Nantasket Beach – Boston to Hull by Bike & Boat
Bikes, boats, buses, a former dump turned park, and Edgar Allan Poe’s legend.
This is a total urban experience bike ride using bikes, boats, and buses. I ride through the city to catch a commuter boat over to Nantasket Beach. At the end of the trip I catch a bus for the last two miles.
Nantasket Beach is an awesome day trip from Boston by bicycle and commuter boat. It’s located in Hull, MA, about 1 hour by commuter boat (a public transit service with multiple runs daily).
🚴 The Ride to the Boat – Through Boston
I need to ride my bike the 8 miles or so from my house in the Roslindale section of Boston down the Pierre Lallemont bike trail to Copley Square, then through the city to Boston Harbor. I need to catch the 8am boat to Hull. Though I cross a lot of streets, I don’t spend much time riding on them.
If you are interested in some city biking, check out these 2 videos. It’s about a 50‑minute ride compressed to about 18 minutes in 2 sections.
⛴️ The Commuter Boat – Boston Harbor to Hull
The commuter boat is located on the north side of Long Wharf (not the south side like all the other boats). The Marriott Long Wharf is on the right. The boat will arrive at the gangway on the right as well.
The boat arrives with the morning commuters coming to work in Boston. The boat has bicycle racks in the front that you can lock into. No one is allowed to ride in the front of the boat.
It’s an awesome boat ride out of Boston Harbor to Hull. Lots of sights. Lots of history. All the islands out here are part of a park. You take the boat to George’s Island (not this boat) and from there you can take a free water taxi to other islands.

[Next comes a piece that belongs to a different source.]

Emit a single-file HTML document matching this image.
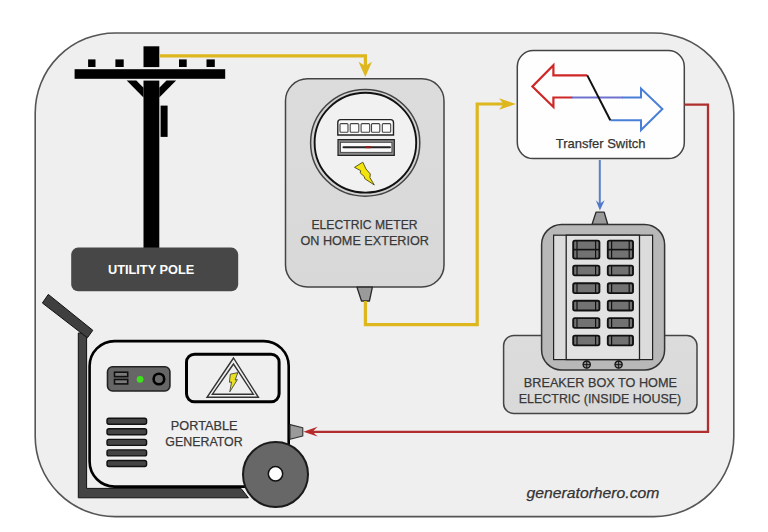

🏝️ Harbor Islands – History, Legends & Sea Glass
Castle Island & Fort Independence – Poe’s Legend
Castle Island is a busy port on Boston Harbor. Here you can see “the castle” which is Fort Independence. Edgar Allan Poe was stationed here for a number of years around 1830. Here he learned of a legend of two soldiers who fought a duel over gambling debts. The legend had it that the winner was so disliked that the friends of the loser sealed him into a vault. It is, in fact, a legend. Poe turned this into his work “The Cask of Amontillado” and made the setting an Italian village.

Spectacle Island – From Dump to Park
Another interesting harbor island is Spectacle Island, so named because it looks like a pair of spectacles from above. This island has a long history of various uses. For the last 50 years of the 1900s, it was a dump. It generated so much methane gas that it would catch fire and burn for years.
Using soil excavated from The Big Dig, Spectacle Island was capped off and turned into an awesome park. Because it was a dump, it’s an excellent source for sea glass.

🏖️ Nantasket Beach – High Tide & Low Tide
It’s about a 4‑mile ride from the ferry to Nantasket Beach. Hull is a nice, seaside community — I’d call it working class. There was a time when Nantasket Beach was quite the destination with an amusement park and many “beach” style restaurants. That’s mostly gone now, and the area has been building back for about 20 years. I like it. I like the blend of the old and the new. There’s a positive energy there that’s fun to feed off.
Not much beach at high tide. Plan accordingly.


🚌 The Return – Mixing It Up
After arriving back in Boston, I still have a good ride back home — about 8 miles. To mix it up and see some new scenery, I ride along Commercial Street in the North End over to Boston Garden. At the Museum of Science, I catch the Charles River bike path to the Mass Ave bridge.
Then I follow Mass Ave back to Mass Ave station on the Orange Line, where I get back on the Pierre Lallemont Bike Path to Forest Hills Station. There, it’s my lucky day — I catch the #50 bus for the final 2 miles back home.
📌 Tips for This Trip
- Catch the 8am boat – it’s a commuter boat with multiple runs daily.
- Bike racks are in the front – lock your bike, but no riding in that section.
- Check tide charts – at high tide, there’s very little beach at Nantasket.
- Spectacle Island is a sea glass goldmine – because it was a dump for 50 years.
- The Poe legend is real (the story, not the duel) – he turned a local tale into “The Cask of Amontillado.”
- Consider a bus for the last miles – after 16+ miles of riding, the #50 bus was a welcome sight.